WCUR

West Chester, Pennsylvania; United States;
- Broadcast area: West Chester-Philadelphia
- Frequency: 91.7 MHz

Programming
- Format: Freeform college radio

Ownership
- Owner: West Chester University Student Services Inc.

History
- First air date: September 1, 1999
- Call sign meaning: West Chester University Radio

Technical information
- Licensing authority: FCC
- Facility ID: 63564
- Class: A
- ERP: 100 watts
- HAAT: 34 meters

Links
- Public license information: Public file; LMS;
- Webcast: Listen Live
- Website: wcur.org

= WCUR =

Radio station at West Chester University in West Chester, Pennsylvania

WCUR (91.7 FM, "The Curve") is the student radio station at West Chester University (WCU) in West Chester, Pennsylvania, United States. It serves a limited area around the campus and airs a freeform format, with students producing and airing their own shows.

== Membership ==
DJs at WCUR can create and construct their own individual shows freely, with no parameters. However, this does not mean they are exempt from FCC guidelines. WCUR offers a wide variety of music, news, and sports. Therefore, some DJs have the opportunity to broadcast live sports events at WCU, mainly football and basketball.

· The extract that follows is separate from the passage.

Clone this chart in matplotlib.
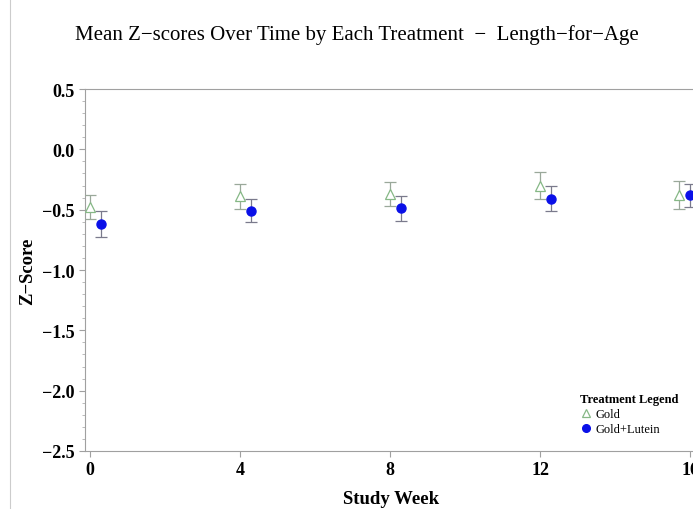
import numpy as np
import matplotlib.pyplot as plt
from matplotlib.lines import Line2D

# study week positions for each group
gold_week = [0.0, 4.0, 8.0, 12.0, 15.7]
lutein_week = [0.3, 4.3, 8.3, 12.3, 16.0]

# mean z-scores and error half-widths
gold_mean = [-0.48, -0.39, -0.37, -0.30, -0.38]
gold_err = [0.10, 0.105, 0.10, 0.11, 0.118]
lutein_mean = [-0.62, -0.51, -0.49, -0.41, -0.38]
lutein_err = [0.105, 0.095, 0.10, 0.105, 0.095]

week_ticks = [0, 4, 8, 12, 16]
z_ticks = [0.5, 0.0, -0.5, -1.0, -1.5, -2.0, -2.5]

plt.rcParams['font.family'] = ['Liberation Serif', 'DejaVu Serif']

W, H = 693, 510
fig = plt.figure(figsize=(W / 100, H / 100), dpi=100)
ax = fig.add_axes([85 / W, 1 - 452 / H, (697 - 85) / W, (452 - 90) / H])

gold_c, lutein_c = '#86b886', '#0a10e8'
ax.errorbar(gold_week, gold_mean, yerr=gold_err, fmt='^', ms=6.5,
            mfc='white', mec=gold_c, mew=0.9, ecolor='#9aa89a',
            elinewidth=0.9, capsize=4, capthick=0.9, zorder=3)
ax.errorbar(lutein_week, lutein_mean, yerr=lutein_err, fmt='o', ms=6.5,
            mfc=lutein_c, mec=lutein_c, ecolor='#7a7a8c',
            elinewidth=0.9, capsize=4, capthick=0.9, zorder=3)

ax.set_xlim(-0.13, 16.18)
ax.set_ylim(-2.5, 0.5)
ax.set_xticks(week_ticks)
ax.set_yticks(z_ticks)
ax.set_yticks(np.arange(-2.5, 0.51, 0.1), minor=True)

for side in ['left', 'bottom', 'top']:
    ax.spines[side].set_color('#a0a0a0')
    ax.spines[side].set_linewidth(0.8)
ax.spines['right'].set_visible(False)

ax.tick_params(axis='both', which='major', direction='out', length=4,
               width=0.8, color='#a0a0a0', labelsize=13)
ax.tick_params(axis='y', which='minor', direction='out', length=2,
               width=0.6, color='#b0b0b0')
for lbl in ax.get_xticklabels() + ax.get_yticklabels():
    lbl.set_fontweight('bold')

ax.set_xlabel('Study Week', fontsize=13.5, fontweight='bold', labelpad=8)
ax.set_ylabel('Z\u2212Score', fontsize=13.5, fontweight='bold', labelpad=4)

handles = [
    Line2D([], [], ls='none', marker='^', ms=5.5, mfc='white', mec=gold_c, mew=0.9),
    Line2D([], [], ls='none', marker='o', ms=5.5, mfc=lutein_c, mec=lutein_c),
]
leg = ax.legend(handles, ['Gold', 'Gold+Lutein'], loc='lower left',
                bbox_to_anchor=(0.80, 0.03), frameon=False,
                title='Treatment Legend', fontsize=9, handletextpad=0.3,
                handlelength=1.0, labelspacing=0.25, borderaxespad=0)
leg.get_title().set_fontweight('bold')
leg.get_title().set_fontsize(9)
leg._legend_box.align = 'left'

fig.text(357 / W, 1 - 35 / H,
         'Mean Z\u2212scores Over Time by Each Treatment  \u2212  Length\u2212for\u2212Age',
         ha='center', va='center', fontsize=15)

# thin frame line on the left edge
fig.add_artist(Line2D([10 / W, 10 / W], [0, 1], color='#cccccc', lw=0.8))

fig.savefig('out.png', dpi=100)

If students wish to join the station, they must complete lessons to learn FCC guidelines and policies. After participating 6 weeks of lessons, trainees must complete studio observations, a written test, and an "on-air" test. After successfully completing all requirements trainees officially become members of the station and are eligible to sign-up for a desired show time.

Since WCUR serves the community of West Chester, DJs are required to give a psa, an on-campus announcement, and the weather once every hour. On the WCUR website, the organization not only asks for news from the community, but hosts events, recommends music, and provides a weather minute.

==History==
The history of carrier current radio at WCU predates the current FM by several decades. Originally known as "WCSC", the station had adopted the "WCUR" name by 1974. It was listenable at 640 kHz in campus buildings; a small FM transmission covering the Sykes Student Union and Wayne Hall was also added.

In 1992, West Chester University applied for an FM station; a previous attempt in the late 1970s had been derailed by lack of approval for funding, others in the mid-1980s created interference issues with a station in Delaware or with TV channel 6, and constant turnover of staff and students (numbering some 75 by 1998) also hindered efforts. The construction permit was granted on March 20, 1998, and after municipal approval of a tower atop the Student Union, broadcasting began on September 1, 1999. Web streaming was added in 2001.